-- Direction --
Start at the line where "Recreate this image" appears and end at the line where "CartesianGrid, Cell, LabelList" appears; repeat those lines exactly, both ends included, leaving pictures behind.

begin Input

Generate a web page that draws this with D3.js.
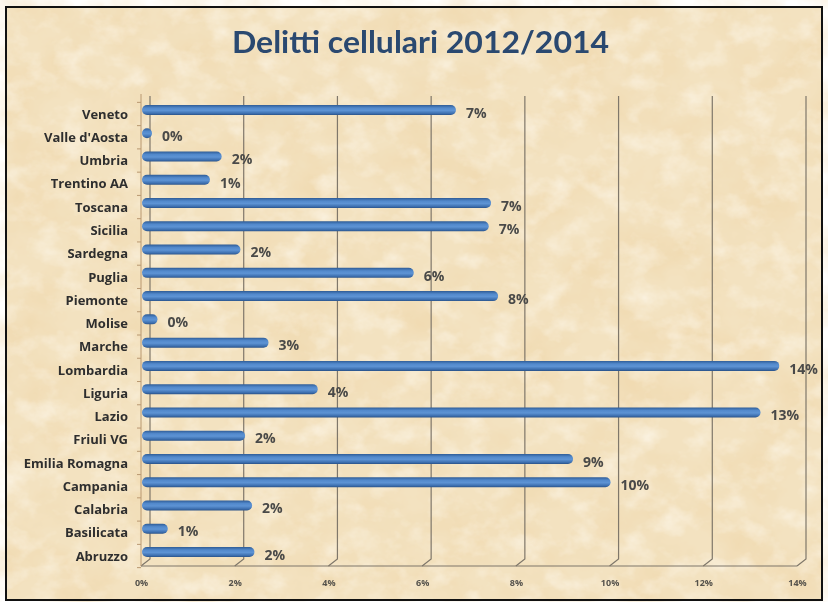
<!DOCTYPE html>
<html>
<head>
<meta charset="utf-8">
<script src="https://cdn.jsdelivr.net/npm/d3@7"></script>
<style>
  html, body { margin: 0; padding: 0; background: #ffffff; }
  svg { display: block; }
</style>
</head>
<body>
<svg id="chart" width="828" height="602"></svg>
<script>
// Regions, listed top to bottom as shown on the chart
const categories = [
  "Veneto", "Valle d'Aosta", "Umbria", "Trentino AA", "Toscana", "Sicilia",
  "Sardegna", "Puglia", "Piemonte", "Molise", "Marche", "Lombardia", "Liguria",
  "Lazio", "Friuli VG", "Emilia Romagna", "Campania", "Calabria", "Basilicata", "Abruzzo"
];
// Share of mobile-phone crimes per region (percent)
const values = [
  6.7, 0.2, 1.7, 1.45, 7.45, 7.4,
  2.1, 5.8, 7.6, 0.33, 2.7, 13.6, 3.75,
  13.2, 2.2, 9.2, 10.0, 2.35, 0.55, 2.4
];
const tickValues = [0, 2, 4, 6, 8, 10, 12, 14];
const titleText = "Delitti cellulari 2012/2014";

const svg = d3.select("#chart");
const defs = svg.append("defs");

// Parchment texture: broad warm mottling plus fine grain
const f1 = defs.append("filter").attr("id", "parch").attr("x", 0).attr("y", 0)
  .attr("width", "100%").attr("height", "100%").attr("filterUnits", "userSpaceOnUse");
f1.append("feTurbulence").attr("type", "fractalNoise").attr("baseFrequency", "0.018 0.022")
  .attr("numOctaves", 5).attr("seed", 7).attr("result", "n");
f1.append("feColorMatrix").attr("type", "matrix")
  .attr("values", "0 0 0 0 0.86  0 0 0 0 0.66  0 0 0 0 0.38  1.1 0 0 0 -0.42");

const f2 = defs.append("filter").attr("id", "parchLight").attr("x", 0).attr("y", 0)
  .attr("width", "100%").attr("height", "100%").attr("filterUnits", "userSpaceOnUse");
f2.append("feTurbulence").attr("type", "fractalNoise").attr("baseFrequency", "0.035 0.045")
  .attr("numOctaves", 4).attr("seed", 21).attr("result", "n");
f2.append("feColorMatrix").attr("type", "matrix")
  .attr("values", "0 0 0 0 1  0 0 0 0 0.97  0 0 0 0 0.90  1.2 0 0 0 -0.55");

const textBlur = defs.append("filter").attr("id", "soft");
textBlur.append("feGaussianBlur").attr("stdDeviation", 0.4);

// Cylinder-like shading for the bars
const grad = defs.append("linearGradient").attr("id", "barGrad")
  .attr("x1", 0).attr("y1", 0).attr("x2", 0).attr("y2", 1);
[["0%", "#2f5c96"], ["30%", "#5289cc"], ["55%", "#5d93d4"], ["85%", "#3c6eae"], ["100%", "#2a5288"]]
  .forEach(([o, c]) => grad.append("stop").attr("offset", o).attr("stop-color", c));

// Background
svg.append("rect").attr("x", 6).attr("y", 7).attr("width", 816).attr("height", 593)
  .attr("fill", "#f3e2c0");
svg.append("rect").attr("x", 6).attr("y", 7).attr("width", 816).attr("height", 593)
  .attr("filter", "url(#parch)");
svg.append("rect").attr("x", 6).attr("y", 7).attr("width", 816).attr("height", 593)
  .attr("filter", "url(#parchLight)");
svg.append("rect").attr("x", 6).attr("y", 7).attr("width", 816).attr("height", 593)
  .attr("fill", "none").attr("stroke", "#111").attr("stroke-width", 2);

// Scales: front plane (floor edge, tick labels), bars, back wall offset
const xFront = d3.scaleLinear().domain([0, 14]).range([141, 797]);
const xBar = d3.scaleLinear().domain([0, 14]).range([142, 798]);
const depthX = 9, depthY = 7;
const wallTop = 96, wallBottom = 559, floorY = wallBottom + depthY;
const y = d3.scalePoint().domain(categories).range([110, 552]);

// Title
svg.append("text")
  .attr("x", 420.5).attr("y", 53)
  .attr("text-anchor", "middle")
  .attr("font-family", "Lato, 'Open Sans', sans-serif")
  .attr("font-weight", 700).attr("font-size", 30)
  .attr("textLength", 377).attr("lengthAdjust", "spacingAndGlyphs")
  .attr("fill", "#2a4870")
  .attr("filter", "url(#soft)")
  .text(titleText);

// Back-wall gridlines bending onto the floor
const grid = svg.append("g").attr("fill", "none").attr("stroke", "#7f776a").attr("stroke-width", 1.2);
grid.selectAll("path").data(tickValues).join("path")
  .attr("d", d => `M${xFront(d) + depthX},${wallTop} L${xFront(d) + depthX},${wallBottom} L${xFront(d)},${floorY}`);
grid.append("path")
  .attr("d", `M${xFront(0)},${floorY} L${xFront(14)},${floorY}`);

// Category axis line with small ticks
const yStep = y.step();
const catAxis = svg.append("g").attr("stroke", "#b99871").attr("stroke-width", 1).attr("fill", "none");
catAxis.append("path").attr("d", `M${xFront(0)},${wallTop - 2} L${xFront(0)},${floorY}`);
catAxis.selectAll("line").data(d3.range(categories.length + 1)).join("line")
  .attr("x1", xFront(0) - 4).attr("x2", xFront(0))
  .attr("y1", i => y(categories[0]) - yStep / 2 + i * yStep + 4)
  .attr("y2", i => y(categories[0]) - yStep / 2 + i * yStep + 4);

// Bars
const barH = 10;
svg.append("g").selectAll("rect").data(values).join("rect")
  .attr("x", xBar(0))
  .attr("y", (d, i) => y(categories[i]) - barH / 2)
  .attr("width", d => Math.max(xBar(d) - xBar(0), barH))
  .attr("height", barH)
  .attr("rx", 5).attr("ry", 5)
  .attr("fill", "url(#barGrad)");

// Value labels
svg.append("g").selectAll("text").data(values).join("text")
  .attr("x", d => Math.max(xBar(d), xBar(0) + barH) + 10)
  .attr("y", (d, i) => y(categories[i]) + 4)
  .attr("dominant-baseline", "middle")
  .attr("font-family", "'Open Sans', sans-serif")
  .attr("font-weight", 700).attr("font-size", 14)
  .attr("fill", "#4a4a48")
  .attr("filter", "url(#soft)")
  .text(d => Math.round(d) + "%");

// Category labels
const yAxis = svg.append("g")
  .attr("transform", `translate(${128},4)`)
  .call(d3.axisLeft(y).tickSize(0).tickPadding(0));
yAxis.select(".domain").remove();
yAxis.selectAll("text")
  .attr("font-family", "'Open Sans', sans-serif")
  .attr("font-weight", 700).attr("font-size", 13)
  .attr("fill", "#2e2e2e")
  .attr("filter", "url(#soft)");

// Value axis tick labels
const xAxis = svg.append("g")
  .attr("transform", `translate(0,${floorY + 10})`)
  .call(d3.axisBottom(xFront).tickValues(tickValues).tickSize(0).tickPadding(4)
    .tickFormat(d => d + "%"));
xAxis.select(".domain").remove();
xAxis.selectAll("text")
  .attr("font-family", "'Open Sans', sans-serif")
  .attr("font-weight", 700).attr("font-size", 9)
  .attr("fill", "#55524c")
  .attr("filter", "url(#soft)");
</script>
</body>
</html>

end Input
begin Input

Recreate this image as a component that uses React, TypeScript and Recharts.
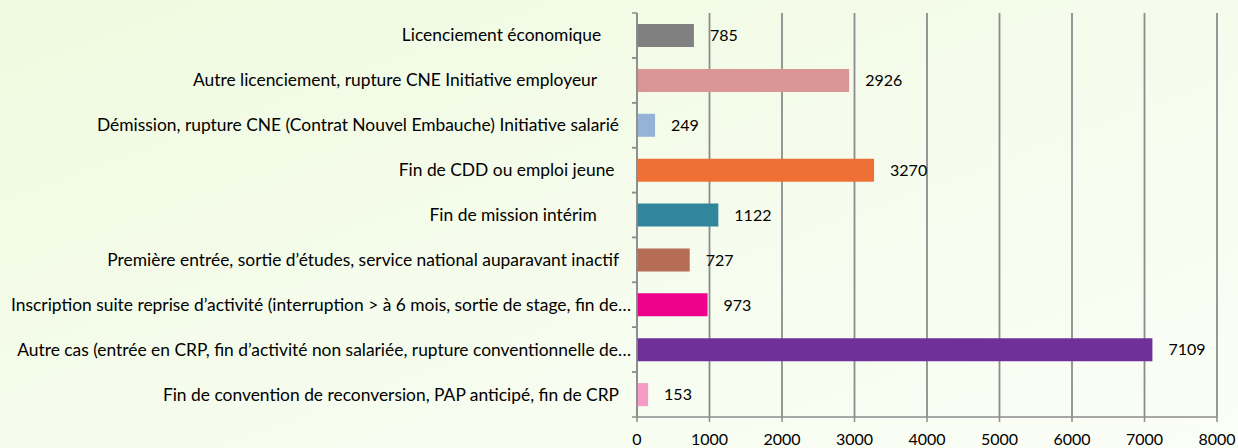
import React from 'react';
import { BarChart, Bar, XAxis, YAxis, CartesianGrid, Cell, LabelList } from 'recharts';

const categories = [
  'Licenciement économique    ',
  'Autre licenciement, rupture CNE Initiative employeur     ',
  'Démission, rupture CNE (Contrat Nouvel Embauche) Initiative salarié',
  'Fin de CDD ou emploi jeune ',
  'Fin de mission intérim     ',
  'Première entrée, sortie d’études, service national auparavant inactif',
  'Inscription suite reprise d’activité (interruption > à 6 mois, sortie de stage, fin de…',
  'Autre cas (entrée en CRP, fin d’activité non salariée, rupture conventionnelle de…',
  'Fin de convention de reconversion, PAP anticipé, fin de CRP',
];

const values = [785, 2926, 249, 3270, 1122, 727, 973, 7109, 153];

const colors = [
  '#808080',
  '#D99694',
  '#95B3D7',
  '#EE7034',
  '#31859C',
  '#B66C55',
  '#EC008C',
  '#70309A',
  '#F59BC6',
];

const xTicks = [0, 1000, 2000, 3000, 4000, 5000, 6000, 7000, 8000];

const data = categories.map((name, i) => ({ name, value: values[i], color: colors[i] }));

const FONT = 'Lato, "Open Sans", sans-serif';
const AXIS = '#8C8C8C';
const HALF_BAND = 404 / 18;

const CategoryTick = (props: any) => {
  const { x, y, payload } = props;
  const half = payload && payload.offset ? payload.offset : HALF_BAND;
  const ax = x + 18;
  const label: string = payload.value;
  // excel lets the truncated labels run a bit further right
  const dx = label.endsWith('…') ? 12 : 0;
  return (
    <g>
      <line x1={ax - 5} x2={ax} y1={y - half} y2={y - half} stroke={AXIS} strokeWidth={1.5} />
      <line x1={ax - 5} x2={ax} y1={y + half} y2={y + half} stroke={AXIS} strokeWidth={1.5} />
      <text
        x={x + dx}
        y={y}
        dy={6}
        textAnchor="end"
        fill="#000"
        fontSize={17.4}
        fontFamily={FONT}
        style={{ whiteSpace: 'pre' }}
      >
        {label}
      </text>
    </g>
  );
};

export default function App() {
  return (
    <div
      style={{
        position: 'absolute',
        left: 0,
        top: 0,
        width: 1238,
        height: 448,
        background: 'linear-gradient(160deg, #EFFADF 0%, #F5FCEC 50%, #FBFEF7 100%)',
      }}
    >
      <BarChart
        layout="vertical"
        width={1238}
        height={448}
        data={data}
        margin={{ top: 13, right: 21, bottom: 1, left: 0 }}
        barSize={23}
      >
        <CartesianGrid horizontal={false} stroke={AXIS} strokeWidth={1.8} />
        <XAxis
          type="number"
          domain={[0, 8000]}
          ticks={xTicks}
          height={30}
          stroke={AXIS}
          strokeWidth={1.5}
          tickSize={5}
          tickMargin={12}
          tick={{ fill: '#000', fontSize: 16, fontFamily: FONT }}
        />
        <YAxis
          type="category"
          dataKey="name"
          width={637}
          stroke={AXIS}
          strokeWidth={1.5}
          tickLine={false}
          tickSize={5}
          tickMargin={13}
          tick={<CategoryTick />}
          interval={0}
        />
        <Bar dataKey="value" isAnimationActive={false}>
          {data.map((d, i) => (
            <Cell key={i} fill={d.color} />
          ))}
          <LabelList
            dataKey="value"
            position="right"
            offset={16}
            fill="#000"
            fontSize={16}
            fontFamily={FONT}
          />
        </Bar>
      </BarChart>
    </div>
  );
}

end Input

-- Answer to this problem --
Recreate this image as a component that uses React, TypeScript and Recharts.
import React from 'react';
import { BarChart, Bar, XAxis, YAxis, CartesianGrid, Cell, LabelList } from 'recharts';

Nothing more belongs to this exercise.